Sul palco tutto procede per minime variazioni o a colpi d’accetta (durata e istante), e in realtà - se si esclude il finale - non avviene quasi nulla. La vita si ripete, noiosa, angosciante, e il teatro la imita. Ma gli avverbi di Bernhard ribaditi allo sfinimento ("continuamente", "ininterrottamente", "di continuo"…) sono un espediente alquanto sterile, una delle cose da cambiare. Meglio quella replica infinita di dialoghi, metafora di un’esistenza stagnante e senza via d’uscita, morte a parte. "Noi siamo esseri umani perché ci abbiamo rinunciato" - afferma lo scrittore, e "ogni essere umano è un essere umano disperato". Ma qui siamo di fronte a uomini e donne che non amano la vita e forse nemmeno se stessi; gente che ha il tempo di andare a caccia, giocare a carte, chiacchierare tutto il giorno, e di lamentarsene pure… mentre i silenzi-sorrisi della serva e del taglialegna sono spesso più eloquenti dei suoi aforismi.
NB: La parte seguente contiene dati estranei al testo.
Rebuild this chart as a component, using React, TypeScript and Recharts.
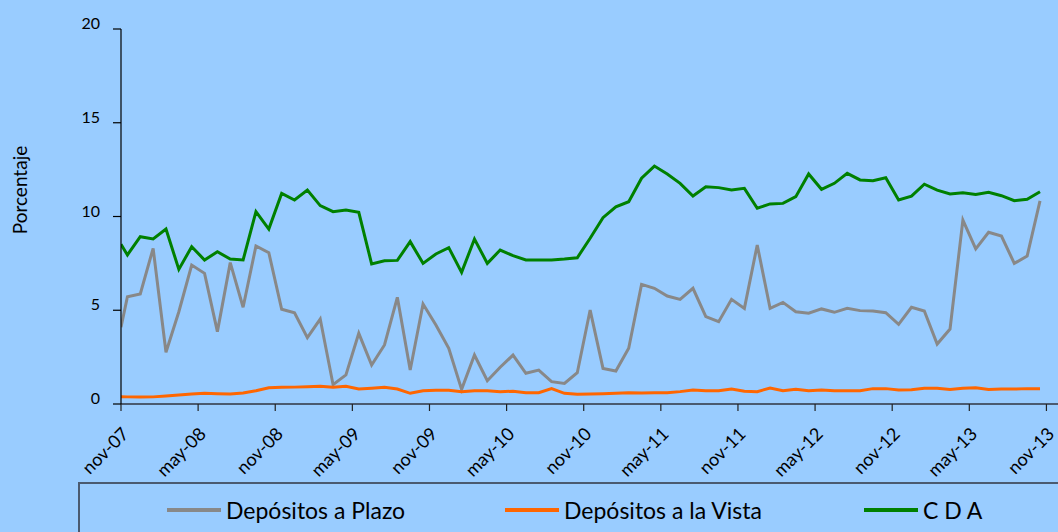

La fine del mondo borghese si consuma in un casino di caccia lussuoso e confortevole, sebbene poco riscaldato. Ma il declino non si vede e il suono degli alberi abbattuti, per il tarlo della corteccia, ne è l’unico indizio.

Il cinismo di Bernhard non voleva muovere a pietà e l’applauso finale - col protagonista appena morto e il sipario ancora alzato! - è stato davvero fuori luogo. Bravi, comunque, gli attori, che hanno dato il meglio proprio nel secondo e più agile atto, dove domina il metateatro.

Se il palco è l’unico tempio dell’autenticità, è naturale che lo Scrittore –- alter ego di Bernhard - lanci le sue accuse agli altri personaggi, e soprattutto al Generale (eroe di guerra senza un braccio), raccontando loro la trama della "Brigata". Ha preso nota di tutto, l’ha trasformato in una "commedia" perché era il solo modo di farli recitare nella parte di se stessi, senza saperlo. Eppure il suo è un esistenzialismo negativo che irrita, che nega ma riafferma la virtù borghese nella sua sconfitta, col suicidio.

I problemi della vita "altra", che poi sarebbe quella del popolo, restano fuori.